The hardest thing to do, isn’t it? But that doesn’t mean it can’t be accomplished with a bit of mind over matter, humour and good spirits. Whatever your personal rut: stuck in a relationship with a human, warlock or aggressive German Shepherd. When they leave (or start to), you should have back up, and not go crawling back.
*Warning. All the tips given here would give Dr. Phil a heart attack if he ever rifled through them.
1. You know when they say you should have “closure”? And talk about things? Yes maybe you should, in 7 years. At the moment, though, occupy yourself with a million different things. And if you’re an introvert like me, you could start blogging, reading, or befriending random strangers. Step one: Distract distract. Because when the going gets tough, the tough start thinking about something else.
2. Now you say, how should I distract? My ex boyfriend/stuffed animal/canary is just too good to ignore. I keep remembering how they listened to me, fetched the remote and rolled over. No, this won’t do. Step two: Look for replacements. I can almost see the reactions to this assertion. Are you affronted because nothing can replace you person/doggie? Actually, something can. Other people. God didn’t invent four billion different people just randomly for fun. Socialize. Make new friends; shove the old memories to the back of your mind in a box marked “To Be Opened Later, Maybe.”
3. Do you listen to music? Of course you do, or you wouldn’t be reading this blog where a random teenager rambles on endlessly. So, step three: Update your playlist. After a break up, or loss, they tell you to get rid of bitter memories and other stuff? So you could go, delete your texts, contacts, throw out your canary’s food bowl and feel happy…for about an hour. Then it’ll enter; the guilt, and regret. You’ll inevitably want those things back. Human nature. Unless you’re the Terminator and walk around with blazing guns, you won’t be strong enough and will likely become a weeping mess fast enough. So, don’t do it. Instead, delete songs from your playlist. The ones that remind you of him/her/it. That song your cat accidentally always played when she climbed on your laptop. Remove it. Rihanna will always come up with new songs, but you can’t make new memories.

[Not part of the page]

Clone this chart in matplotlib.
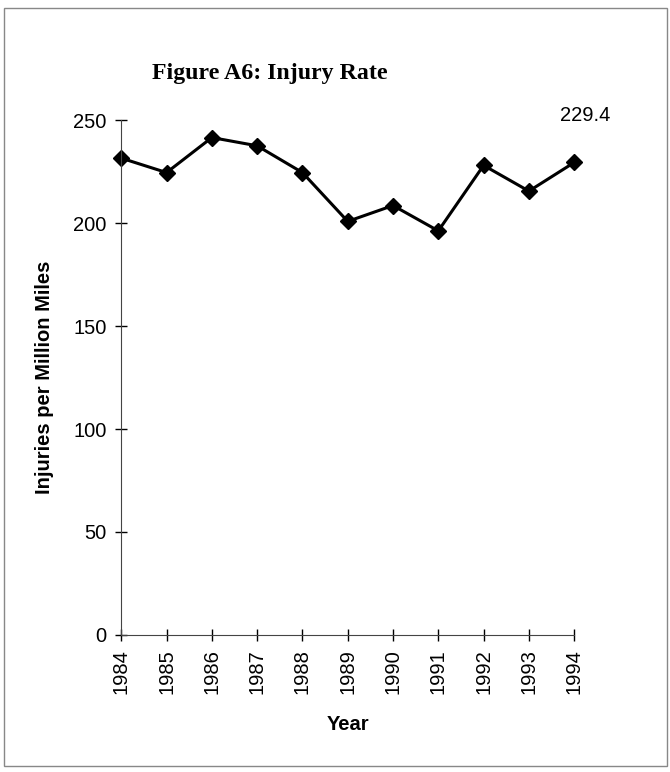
import matplotlib.pyplot as plt
from matplotlib.patches import Rectangle

years = [1984, 1985, 1986, 1987, 1988, 1989, 1990, 1991, 1992, 1993, 1994]
injury_rate = [231.5, 224.5, 241.5, 237.5, 224.5, 200.8, 208.5, 196.2, 228.0, 215.5, 229.4]
y_ticks = [0, 50, 100, 150, 200, 250]

plt.rcParams['font.family'] = ['Liberation Sans', 'DejaVu Sans']

fig = plt.figure(figsize=(6.7, 7.72), dpi=100)
ax = fig.add_axes([0.181, 0.1775, 0.676, 0.667])

ax.plot(years, injury_rate, color='black', linewidth=2.2, marker='D',
        markersize=8, markerfacecolor='black', markeredgecolor='black', clip_on=False)

ax.set_xlim(years[0], years[-1])
ax.set_ylim(0, 250)
ax.set_xticks(years)
ax.set_xticklabels([str(y) for y in years], rotation=90)
ax.set_yticks(y_ticks)
ax.tick_params(axis='both', direction='inout', length=9, width=1, labelsize=14.5, pad=6)

for s in ['top', 'right']:
    ax.spines[s].set_visible(False)
ax.spines['left'].set_color('#444444')
ax.spines['bottom'].set_color('#444444')

ax.set_ylabel('Injuries per Million Miles', fontsize=14.5, fontweight='bold', labelpad=14)
ax.set_xlabel('Year', fontsize=14.5, fontweight='bold', labelpad=15)

# value label for the last year, above and right of the last point
ax.annotate(f'{injury_rate[-1]:.1f}', xy=(years[-1], injury_rate[-1]), xytext=(26, 34),
            textcoords='offset points', ha='right', va='center', fontsize=14.5,
            annotation_clip=False)

fig.text(0.403, 0.905, 'Figure A6: Injury Rate', ha='center', va='center',
         fontsize=17.2, fontweight='bold', family='Liberation Serif')

fig.patches.append(Rectangle((0.006, 0.008), 0.99, 0.981, transform=fig.transFigure,
                             fill=False, edgecolor='#888888', linewidth=1))

fig.savefig('out.png', dpi=100)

4. Now Dr. Phil might approve of this, sort of (not really). No one said you need to be strong, so why don’t you go pick your favourite window streaked grey with rain, with tissues, and blubber for an hour or two? Why not? BUT, catch being, during that break down, find something that makes you happy. Anything, a little thing. So here, crying doesn’t mean weeping like a lovelorn ostrich and then drunk dialing your German shepherd/ex/best friend’s mom, telling them you’re happier without them. Step four: Cry your little heart out, and then find happiness, instantly. I don’t want you feeling sorry for yourself. Feel bad for the other person, animal or insect. They lost someone pretty great.
PS. I love you, whoever you are. If you need any help moving on, I’m here.
PPS. This post was inspired by the song Heaven by Theory of a Deadman, which made me realize I should move on, too.